Rosane: «e tem paciência, ó Diogo, que por mais descarado que é o sócrates, que nos desgraça cada vez mais aos pobres, rais o parta, mentiroso, que ainda lhe aconteça alguma... o Bush desgraça o mundo inteiro e é o pior de todos»

Evidentemente, Rosane. Foi uma brincadeira minha. Mas não tenha dúvidas que se Sócrates estivesse na Casa Branca, o Irão já tinha sido bombardeado.

a.castro disse...

Amigo Diogo, estou de acordo contigo. De facto, Sócrates é o primeiro-ministro que tivemos e temos desde o 25 de Abril de 1974.
O teu blog é o melhor da minha lista de blogs!
Um grande abraço.

xatoo disse...

Sócrates foi o modo mais simples de se encontrar uma solução de consolidação das politicas de desmantelamento do Estado Social decidido pelos neocons e pelo aplicação prática em Portugal do "golpe da tanga"
Quando viu que estava a ser enganado, o povoléu votou maioritariamente contra o Barroso&Santana no entanto não houve qualquer ruptura na continuidade. Porque entretanto se fez eleger Cavaco, com umas escassas décimas acima dos 50 por cento. Estes três juntos: Barroso, Sócrates e Cavaco não passam de outras tantas faces do mesmo embuste.
Nada do que tem visibildade no espaço mediático acontece sem que seja previamente concertado entre estes três (mais o Eanes da OpusDei e o Soares da Maçonaria) e sem que seja proveniente das directivas exteriores que comandam a politica dita nacional (para a qual os portugueses não têm nada que ser ouvidos nem achados)
PQP

Anónimo disse...

Nao vem ao caso. Diogo, Acabo de ver o video de Paul Gignon Money as Debt, atraves de um link deixado no Prozacland. Tirei a licenciatura de Economia na Nova, e até agora, nunca me foi explicado como as coisas sao. Muito obrigado por ter deixado esse link, e continue por favor.

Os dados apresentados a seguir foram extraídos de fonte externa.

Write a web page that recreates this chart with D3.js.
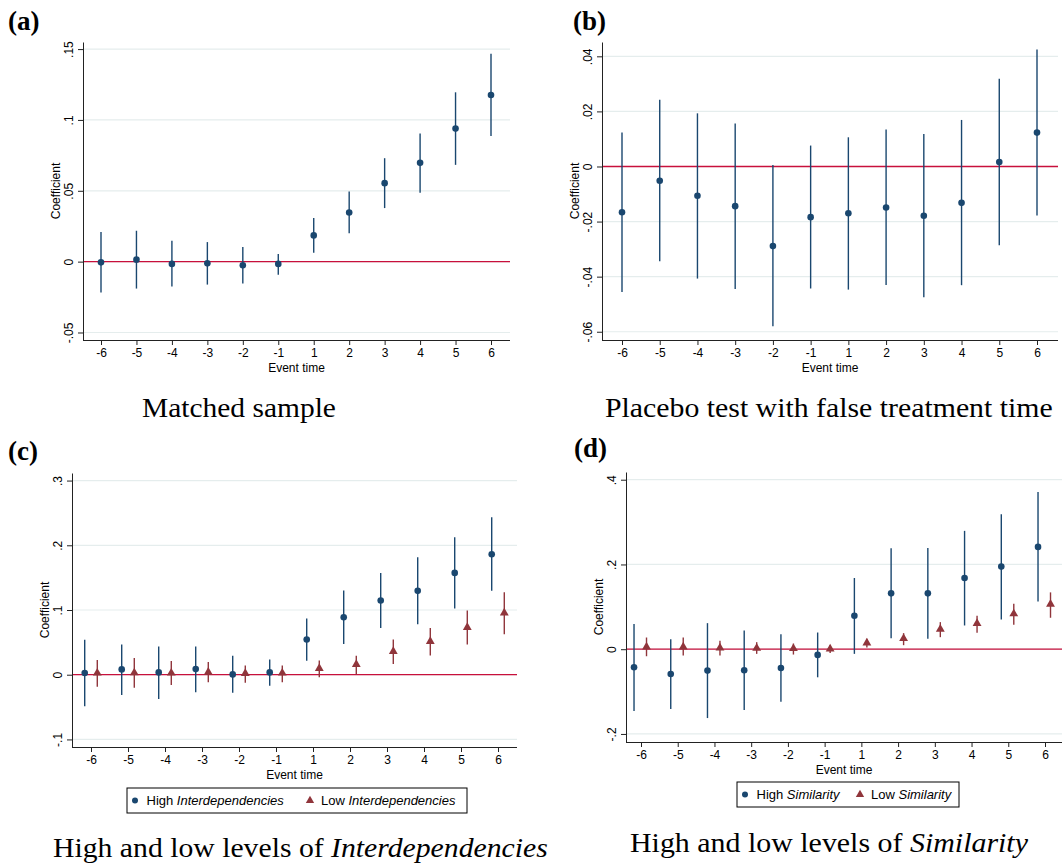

Aprendiz de Economista Agradecido

Hugo disse...

Apenas resta mesmo dizer que a diferença entre todos os governantes já referidos é que socrates e bush trabalham para os grandes industriais e para os bancos, enquanto Chavéz trabalha para o povo, mas porquê?Porque os dois primeiros foram eleitos pelo apoio dos seus padrinhos,ou por falcatruas, enquanto chavéz foi eleito pelo povo por ampla maioria.